From Andrew Grossman of the Wall Street Journal

Once a rag-tag group that relied on donated pizzas for sustenance, the protesters camped out in a Lower Manhattan park are grappling with a new problem: how to manage and spend the nearly $500,000 they’ve raised in five weeks.

Donors have showered the Occupy Wall Street protesters with more cash than many expected, and that has prompted a flurry of requests for spending. It has also spurred members of a movement that has thus far prided itself on its decentralized structure to consider steps that would require the formation of a real organization, with officers and a board of directors.

Members of the group’s finance committee are meeting with lawyers and accountants to get a handle on its spending and consider next steps, like whether Occupy Wall Street should incorporate and apply for 501(c)(3) tax-exempt status. Such a move would require doing something that’s so far been anathema to the protesters: naming leaders.

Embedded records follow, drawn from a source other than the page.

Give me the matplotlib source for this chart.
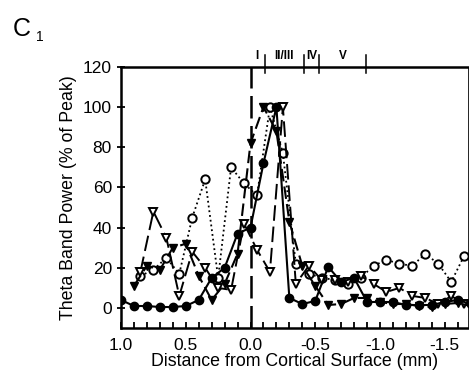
# Theta band power vs depth (C1)

import matplotlib
matplotlib.use("Agg")
import matplotlib.pyplot as plt

plt.rcParams["font.family"] = ["Liberation Sans", "DejaVu Sans"]

# --- data ---
x_int = [1.0, 0.9, 0.8, 0.7, 0.6, 0.5, 0.4, 0.3, 0.2, 0.1, 0.0, -0.1, -0.2, -0.3,
         -0.4, -0.5, -0.6, -0.7, -0.8, -0.9, -1.0, -1.1, -1.2, -1.3, -1.4, -1.5,
         -1.6, -1.7]
filled_circle = [4, 1, 1, 0.5, 0.5, 1, 4, 15, 20, 37, 40, 72, 100, 5,
                 2, 3.5, 20.5, 13, 15, 3, 3, 3, 1.5, 1.5, 1.5, 3, 4, 2]

x_tri = [0.9, 0.8, 0.7, 0.6, 0.5, 0.4, 0.3, 0.2, 0.1, 0.0, -0.1, -0.2, -0.3,
         -0.4, -0.5, -0.6, -0.7, -0.8, -0.9, -1.0, -1.1, -1.2, -1.3, -1.4, -1.5,
         -1.6, -1.7]
filled_tri = [11, 21, 19, 30, 32, 16, 4, 12, 27, 82, 100, 88, 43,
              21, 11, 1.5, 2, 5, 5, 3, 2, 2, 1, 0.5, 2, 2.5, 1]

x_half = [0.85, 0.75, 0.65, 0.55, 0.45, 0.35, 0.25, 0.15, 0.05, -0.05, -0.15,
          -0.25, -0.35, -0.45, -0.55, -0.65, -0.75, -0.85, -0.95, -1.05, -1.15,
          -1.25, -1.35, -1.45, -1.55, -1.65]
open_circle = [16, 19, 25, 17, 45, 64, 15, 70, 62, 56, 100,
               77, 22, 17, 15, 14, 12, 15, 21, 24, 22,
               21, 27, 22, 13, 26]
open_tri = [18, 48, 35, 6, 28, 20, 10, 9, 42, 29, 18,
            100, 12, 21, 14, 14, 13, 16, 12, 8, 10,
            6, 5, 2, 6, 2]

layer_bounds = [-0.11, -0.41, -0.53, -0.89]
layer_names = ["I", "II/III", "IV", "V"]
layer_pos = [-0.05, -0.26, -0.47, -0.71]

# --- figure ---
fig = plt.figure(figsize=(4.69, 3.78), dpi=100)
ax = fig.add_axes([0.258, 0.132, 0.740, 0.691])

ax.plot(x_half, open_circle, color="black", linestyle=":", lw=1.3,
        marker="o", mfc="white", mec="black", ms=6, mew=1.4)
ax.plot(x_half, open_tri, color="black", linestyle=(0, (8, 3)), lw=1.4,
        marker="v", mfc="white", mec="black", ms=6, mew=1.4)
ax.plot(x_tri, filled_tri, color="black", linestyle=(0, (6, 2.5)), lw=1.5,
        marker="v", mfc="black", mec="black", ms=6)
ax.plot(x_int, filled_circle, color="black", linestyle="-", lw=1.5,
        marker="o", mfc="black", mec="black", ms=6)

# surface marker
ax.axvline(0.0, color="black", lw=1.8, linestyle=(0, (9, 3)))

ax.set_xlim(1.0, -1.68)
ax.set_ylim(-10, 120)
ax.set_xticks([1.0, 0.5, 0.0, -0.5, -1.0, -1.5])
ax.set_xticklabels(["1.0", "0.5", "0.0", "-0.5", "-1.0", "-1.5"])
ax.set_xticks([round(1.0 - 0.1 * i, 1) for i in range(27)], minor=True)
ax.set_yticks([0, 20, 40, 60, 80, 100, 120])
ax.tick_params(axis="x", which="both", direction="in", length=4, width=1.3,
               labelsize=12.5, top=False, pad=7)
ax.tick_params(axis="y", direction="inout", length=6, width=1.3, labelsize=12.5)

for s in ["left", "bottom", "top"]:
    ax.spines[s].set_linewidth(1.8)
ax.spines["right"].set_linewidth(0.6)

ax.set_xlabel("Distance from Cortical Surface (mm)", fontsize=12.8, labelpad=0)
ax.set_ylabel("Theta Band Power (% of Peak)", fontsize=12.8, labelpad=4)

# cortical layer boundaries along the top
trans = ax.get_xaxis_transform()
for b in layer_bounds:
    ax.plot([b, b], [0.975, 1.045], transform=trans, color="black", lw=1.1,
            clip_on=False)
for p, name in zip(layer_pos, layer_names):
    ax.text(p, 1.02, name, transform=trans, ha="center", va="bottom",
            fontsize=8.5, fontweight="bold")

fig.text(0.027, 0.905, "C", fontsize=18, ha="left", va="baseline")
fig.text(0.077, 0.891, "1", fontsize=10, ha="left", va="baseline")

plt.savefig("out.png", dpi=100)
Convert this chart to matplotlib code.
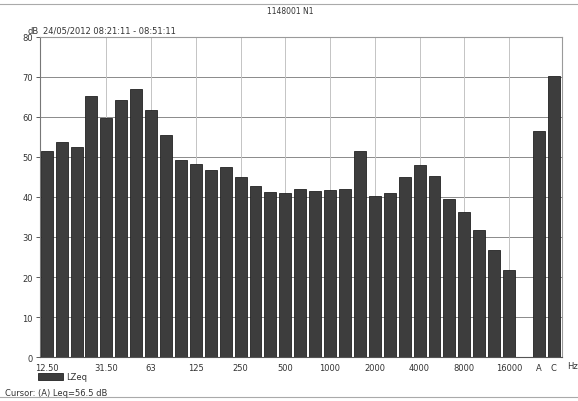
import numpy as np
import matplotlib
matplotlib.use('Agg')
import matplotlib.pyplot as plt
from matplotlib.lines import Line2D

# third-octave bands 12.5 Hz .. 16 kHz
bands = ['12.50', '16', '20', '25', '31.50', '40', '50', '63', '80', '100',
         '125', '160', '200', '250', '315', '400', '500', '630', '800', '1000',
         '1250', '1600', '2000', '2500', '3150', '4000', '5000', '6300', '8000',
         '10000', '12500', '16000']
lzeq = [51.4, 53.8, 52.4, 65.3, 59.7, 64.3, 66.9, 61.8, 55.6, 49.3,
        48.2, 46.8, 47.4, 45.0, 42.7, 41.3, 40.9, 42.0, 41.5, 41.7,
        41.9, 51.6, 40.2, 41.1, 44.9, 48.0, 45.2, 39.5, 36.2, 31.8,
        26.7, 21.8]
# overall weighted levels
totals = ['A', 'C']
total_vals = [56.5, 70.3]

labelled = ['12.50', '31.50', '63', '125', '250', '500', '1000', '2000',
            '4000', '8000', '16000']

W, H = 578, 402
fig = plt.figure(figsize=(W / 100, H / 100), dpi=100)
ax = fig.add_axes([40 / W, 1 - 358 / H, 522 / W, 320 / H])

x_bands = np.arange(len(bands))
x_tot = np.arange(len(bands) + 1, len(bands) + 1 + len(totals))
bar_col = '#3d3d3d'
bars = ax.bar(x_bands, lzeq, width=0.8, color=bar_col, edgecolor='#222222', linewidth=0.6, zorder=3)
ax.bar(x_tot, total_vals, width=0.8, color=bar_col, edgecolor='#222222', linewidth=0.6, zorder=3)

ax.set_xlim(-0.45, 34.55)
ax.set_ylim(0, 80)
ax.set_yticks(np.arange(0, 81, 10))

tick_pos = [bands.index(b) for b in labelled] + list(x_tot)
ax.set_xticks(tick_pos)
ax.set_xticklabels(labelled + totals, fontsize=6, color='#333333')
ax.tick_params(axis='x', length=0, pad=4)
ax.tick_params(axis='y', labelsize=6, length=3, width=0.6, colors='#444444', pad=2)
for t in ax.get_yticklabels():
    t.set_color('#333333')

# grid
for v in range(10, 80, 10):
    ax.axhline(v, color='#8a8a8a', lw=0.7, zorder=1)
for p in tick_pos[1:11]:
    ax.axvline(p, color='#c4c4c4', lw=0.7, zorder=1)

for s in ax.spines.values():
    s.set_color('#9a9a9a')
    s.set_linewidth(0.8)
ax.spines['left'].set_color('#777777')
ax.spines['bottom'].set_color('#555555')

fig.text(290 / W, 1 - 12 / H, '1148001 N1', fontsize=5.5, ha='center', va='center', color='#333333')
fig.text(27 / W, 1 - 31 / H, 'dB', fontsize=6, ha='left', va='center', color='#333333')
fig.text(43 / W, 1 - 31 / H, '24/05/2012 08:21:11 - 08:51:11', fontsize=6, ha='left', va='center', color='#333333')
fig.text(567 / W, 1 - 367 / H, 'Hz', fontsize=6, ha='left', va='center', color='#333333')
fig.text(5 / W, 1 - 394 / H, 'Cursor: (A) Leq=56.5 dB', fontsize=6, ha='left', va='center', color='#333333')

fig.legend(handles=[bars], labels=['LZeq'], loc='center left',
           bbox_to_anchor=(38 / W, 1 - 378 / H), frameon=False, fontsize=6,
           handlelength=3.0, handleheight=1.0, handletextpad=0.4, borderpad=0,
           borderaxespad=0, labelcolor='#333333')

# page edges
fig.add_artist(Line2D([0, 1], [1 - 5 / H, 1 - 5 / H], color='#aaaaaa', lw=0.8))
fig.add_artist(Line2D([0, 1], [1 - 398 / H, 1 - 398 / H], color='#aaaaaa', lw=0.8))

fig.savefig('out.png', dpi=100)
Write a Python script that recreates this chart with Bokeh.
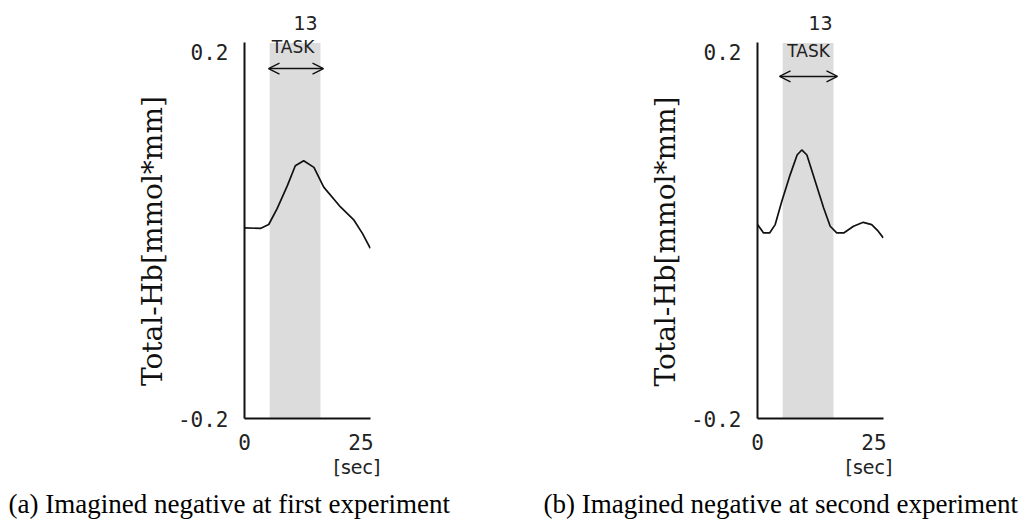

At the moment, Occupy Wall Street protesters say they don’t have leaders. The only way big decisions can be made and money can be spent is if the General Assembly—a daily meeting at which everyone who shows up has equal standing—reaches a consensus.

That setup can lead to gridlock reminiscent of Congress. Meeting minutes show long, tortured debates over spending proposals. On Friday evening, a representative of a group planning to occupy Central Park on Nov. 11 showed up to ask for $2,000 to have 92,000 promotional stickers printed.

The crowd peppered the representative with questions, according to the minutes. What form would the Central Park occupation take? Why do you need so many stickers? Why can’t you just use email? What will the stickers be made of? Isn’t it wasteful to stick stickers all over the place? Would you consider using wheatepaste, an adhesive made from vegetable starch?